March 2010
Posted by: administrator
Last Saturday, we told you how President Obama’s recess appointment of Craig Becker to the National Labor Relations Board was a bailout to his union paymasters, with more job-killing bailouts to come. The bailout continued today when the White House Office of Management and Budget issued new guidance that proposes to grow the number of unionized government jobs by broadening the “the definition of jobs that should be performed by government workers instead of private contractors.” Here is the reasoning:
The proposed guidance is built around the general principle that the more critical a function is, the greater the need for internal capability to maintain control of the agency’s mission and operations. This is most obviously the case where the function is critical to achievement of the agency’s core mission, but even for functions that may not be viewed as critical, such as functions that are not directly involved in performing the core mission, the agency may determine that the function is, nonetheless, sensitive enough as to require that many, most, or, in some situations, all positions be filled by federal employees.

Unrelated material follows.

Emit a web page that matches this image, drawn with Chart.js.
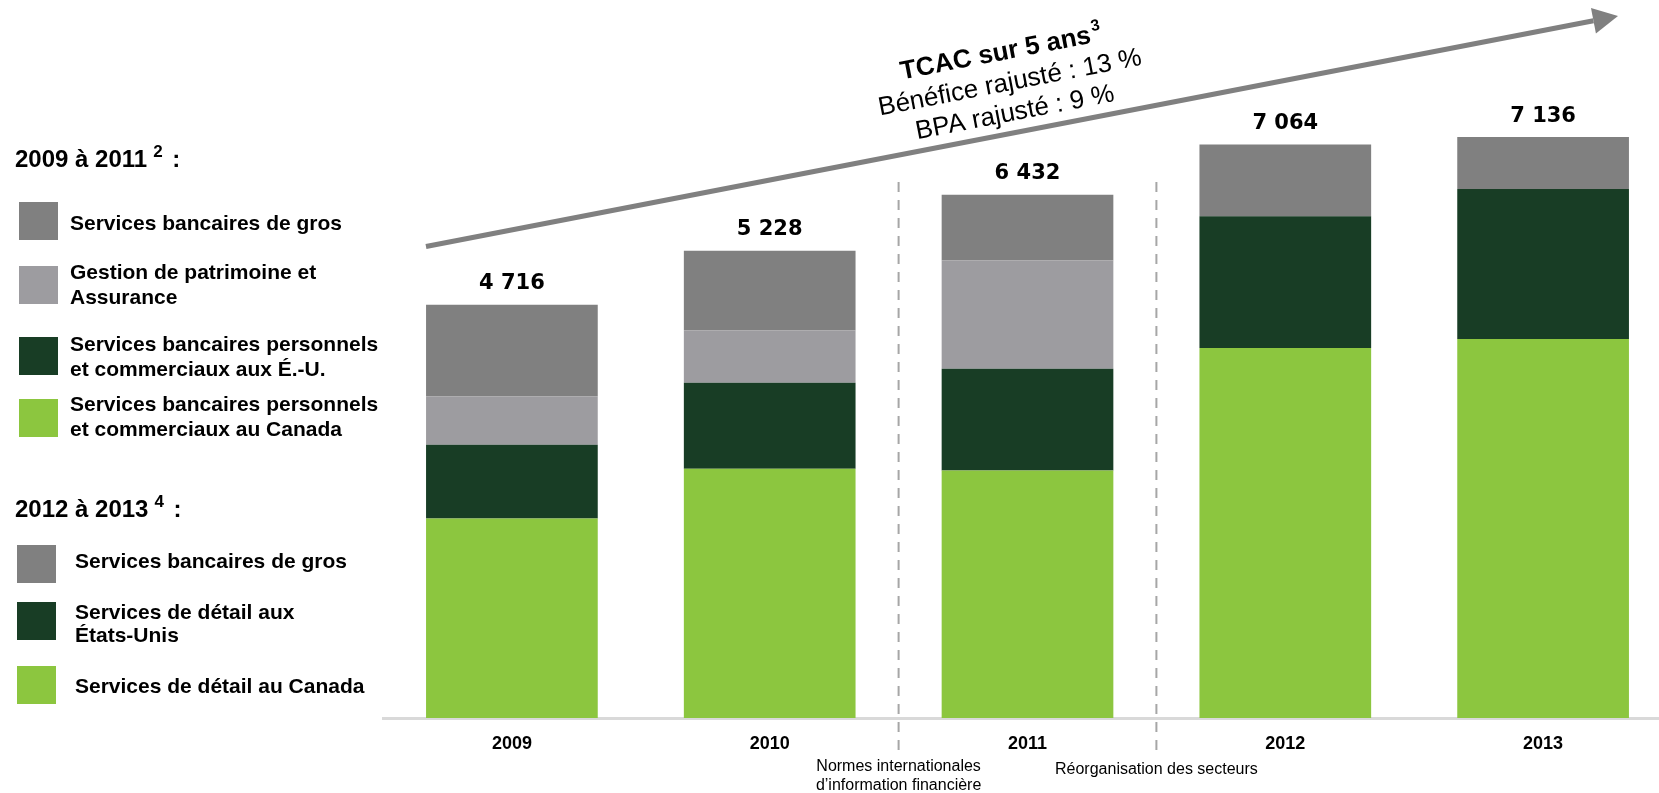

Sound like gobbledygook to you? The bottom line is that the Obama administration thinks that a job which may have been filled quite capably by a non-union contractor, often at a lower cost to taxpayers, can suddenly be deemed “critical,” and so must be performed by a unionized government employee.
Unions are getting exactly what they want: more unionized government jobs at the expense of private sector job creation. And with ADP reporting that 23,000 private sector jobs were lost this month, Obama’s agenda to please his union paymasters will only weaken the private sector further.